A trend goes viral not because it's already everyone's reality —
but precisely because it isn't.
How are people in their teens and twenties drinking, smoking, and exercising these days? Is it different from when I was that age — born in the nineties?
The media seems to have a clear answer. The "sober curious" movement is surging. The "today's workout complete" culture is everywhere. Running crews are taking over city streets. Gen Z, we're told, is the generation that puts health first.
"But when I opened the data, it told the exact opposite story."
The Korea Disease Control and Prevention Agency's National Health and Nutrition Survey (2023), the Youth Health Behavior Survey (2024), and the Obesity Fact Sheet (2025) — the numbers had nothing to say that matched the trend headlines.
A trend is not a mirror of reality. It is reality's shadow. The moment something gets called a "trend," it is already a confession that most people aren't living it.
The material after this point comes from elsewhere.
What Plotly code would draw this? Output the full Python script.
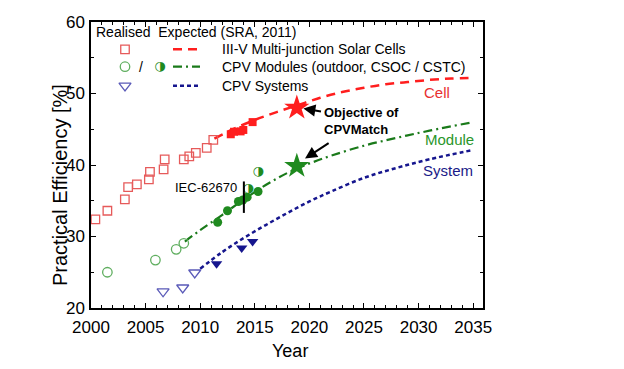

| Indicator | Figure | Change |
|---|---|---|
| Obesity rate, adults in their 20s | 32.0% | 22.7% → 32.0% (over 10 years) |
| Obesity rate, men in their 20s | 43.9% | Nearly half are obese |
| Obesity rate, women in their 20s | 22.1% | 18.2% → 22.1% (+3.9%p in a single year) |
| Indicator | Figure | Change |
|---|---|---|
| High-risk drinking rate, men in their 20s | 15.4% | Actually higher than a decade ago |
| High-risk drinking rate, women in their 20s | 10.3% | The exact opposite of the "sober curious" trend |
Source: KDCA National Health and Nutrition Survey 2023, Obesity Fact Sheet 2025
| Indicator | Figure | Change |
|---|---|---|
| Smoking rate, men in their 20s | 28.8% | 34.8% → 28.8% (declining) |
| Smoking rate, women in their 20s | 12.1% | 8.9% → 12.1% (+3.2%p increase) |
| Smoking & drinking rate, teenagers | Declining | The only improving group (policy effect) |
"Over the past decade, people in their twenties have deteriorated across every dimension — physical activity, diet, alcohol consumption, and obesity."
— Korea Disease Control and Prevention Agency, official release
While articles poured out about running crews taking over cities, the actual physical health indicators for people in their twenties were deteriorating across the board. Trend and reality were pointing in exactly opposite directions.
Korea's fitness market is worth roughly 600 billion won; the health supplement market, roughly 6 trillion won. For these industries to make money, they need one message: "You are not healthy right now — buy this and you will be."
The real audience for "sober curious" and "today's workout complete" trend articles isn't the reader. It's the advertiser.
"Obesity rates rising among people in their 20s" — that runs once and disappears.
"Gen Z's sober curious revolution!" — that's a new article every week, plenty of people to interview, photogenic content, and ad revenue to boot. The glamorous minority gets the spotlight; the majority ordering takeout on the couch never becomes content.
When you work out, you post a proof shot. When you don't, you post nothing. What's easier to recall feels more prevalent — this is availability bias.
"Seems like everyone is exercising" — that's the illusion. In reality, the people who aren't vastly outnumber those who are.
Reality gets worse → longing for an ideal grows → you consume that longing as content → it ends with "I'll do it someday." Actual behavior never changes.
While "slow aging" YouTube videos accumulated 100 million views, the actual obesity rate among people in their twenties climbed from 22.7% to 32%.
Once upon a time, exercising was simply part of ordinary daily life. Now we live in an era where finishing a workout has become an achievement.
The fact that "completed today's workout" is worth bragging about is proof that not exercising has become the default. It would have been as absurd to the previous generation as posting "Ate food today — complete!"
A trend is not a mirror of reality — it is reality's shadow.
Flip "the opposite of reality is trend" around and you have a powerful tool. A trend lets you read reality in reverse.
Of the hundred people consuming a trend, maybe one or two actually execute it.
Simply shifting from consuming a trend to executing it makes you rare. While everyone watches health content, just work out. While everyone talks about AI, just use it.